In any business I've worked in, a sale of goods results first in a sales order (which records that the business has entered into legal relations for the delivery of goods for a price, and has accrued both rights and obligations).

A sales invoice is not something related to the car at all, but to the account between the business and the customer. A sales invoice calls for the customer to make a payment on the account.

There is certainly no strict 1-to-1 relationship between cars and invoices.

Also, invoices are not "weak entities" of anything else, because they are uniquely identifiable by an invoice number. The law typically dictates the form that invoices must take, and one of the criteria is that invoices must be generated with a unique and sequential number.
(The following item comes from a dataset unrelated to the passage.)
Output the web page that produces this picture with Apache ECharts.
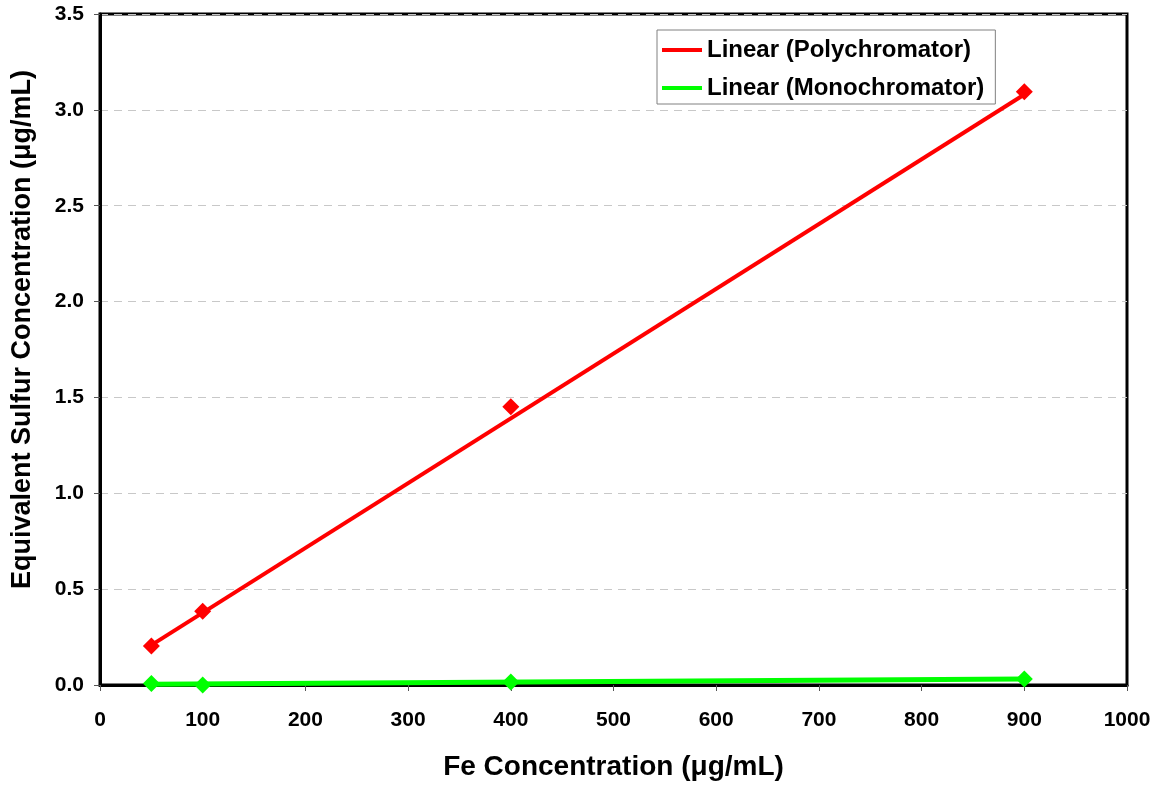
<!DOCTYPE html>
<html>
<head>
<meta charset="utf-8">
<script src="https://cdn.jsdelivr.net/npm/echarts@6/dist/echarts.min.js"></script>
<style>
* { margin: 0; padding: 0; }
html, body { width: 1159px; height: 786px; background: #fff; }
#chart { width: 1159px; height: 786px; }
</style>
</head>
<body>
<div id="chart"></div>
<script>
// measured points
var feConc = [50, 100, 400, 900];
var polyValues = [0.203, 0.385, 1.451, 3.094];
var monoValues = [0.008, 0.0, 0.015, 0.031];
// trendline ends
var trendX = [50, 900];
var polyTrend = [0.208, 3.08];
var monoTrend = [0.004, 0.031];

var font = "Liberation Sans, Arial, sans-serif";

function pairs (xs, ys) {
  return xs.map(function (x, i) { return [x, ys[i]]; });
}

var chart = echarts.init(document.getElementById("chart"));
chart.setOption({
  animation: false,
  grid: {
    left: 100,
    right: 32,
    top: 14,
    bottom: 99,
    show: true,
    borderColor: "#000",
    borderWidth: 3,
    backgroundColor: "#fff"
  },
  legend: {
    left: 657,
    top: 30,
    orient: "vertical",
    padding: [8, 11, 4, 5],
    itemGap: 14,
    itemWidth: 40,
    itemHeight: 4,
    backgroundColor: "#fff",
    borderColor: "#808080",
    borderWidth: 1,
    data: [
      { name: "Linear (Polychromator)", icon: "rect" },
      { name: "Linear (Monochromator)", icon: "rect" }
    ],
    textStyle: { fontFamily: font, fontWeight: "bold", fontSize: 24, color: "#000" }
  },
  xAxis: {
    type: "value",
    min: 0,
    max: 1000,
    interval: 100,
    name: "Fe Concentration (\u03bcg/mL)",
    nameLocation: "middle",
    nameGap: 68,
    nameTextStyle: { fontFamily: font, fontWeight: "bold", fontSize: 28, color: "#000" },
    axisLine: { lineStyle: { color: "#000", width: 3 } },
    axisTick: { inside: false, length: 6, lineStyle: { color: "#555" } },
    axisLabel: {
      fontFamily: font, fontWeight: "bold", fontSize: 21, color: "#000", margin: 25,
      formatter: function (v) { return String(v); }
    },
    splitLine: { show: false }
  },
  yAxis: {
    type: "value",
    min: 0,
    max: 3.5,
    interval: 0.5,
    name: "Equivalent Sulfur Concentration (\u03bcg/mL)",
    nameLocation: "middle",
    nameGap: 64,
    nameTextStyle: {
      fontFamily: font, fontWeight: "bold", fontSize: 27, color: "#000",
      padding: [0, 0, 0, 40]
    },
    axisLine: { lineStyle: { color: "#000", width: 3 } },
    axisTick: { inside: false, length: 6, lineStyle: { color: "#555" } },
    axisLabel: {
      fontFamily: font, fontWeight: "bold", fontSize: 21, color: "#000", margin: 16,
      formatter: function (v) { return v.toFixed(1); }
    },
    splitLine: { show: true, lineStyle: { color: "#c8c8c8", type: [8, 6], width: 1 } }
  },
  series: [
    {
      name: "Linear (Polychromator)",
      type: "line",
      data: pairs(trendX, polyTrend),
      symbol: "none",
      lineStyle: { color: "#ff0000", width: 4 },
      itemStyle: { color: "#ff0000" },
      z: 3
    },
    {
      name: "Linear (Monochromator)",
      type: "line",
      data: pairs(trendX, monoTrend),
      symbol: "none",
      lineStyle: { color: "#00ff00", width: 5 },
      itemStyle: { color: "#00ff00" },
      z: 3
    },
    {
      name: "Polychromator",
      type: "scatter",
      data: pairs(feConc, polyValues),
      symbol: "diamond",
      symbolSize: [17, 17],
      itemStyle: { color: "#ff0000", opacity: 1 },
      z: 4
    },
    {
      name: "Monochromator",
      type: "scatter",
      data: pairs(feConc, monoValues),
      symbol: "diamond",
      symbolSize: [17, 17],
      itemStyle: { color: "#00ff00", opacity: 1 },
      z: 4
    }
  ]
});
</script>
</body>
</html>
As a final point, you are making a weak and unclear distinction in your thinking between business records (like invoices and service tickets), and real/physical things like cars and people, and conflating many roles.

In practicable systems, the invoice is often not written by a salesperson at all. It is either written by an accounts clerk, or by the computer under the direction of a software developer.

And the salesperson does not sell the car. The car dealer business sells the car, and the salesperson acts as an agent of the business.

The actual relationships are more like a clerk drafts a sales order (a kind of business record), and a sales order has identifiers for the car, the customer, and the sales rep.

But the car never "has an order" - it's the order that has a car identifier. It's the business record that has information about real things or data which associates it with real things, not the other way around.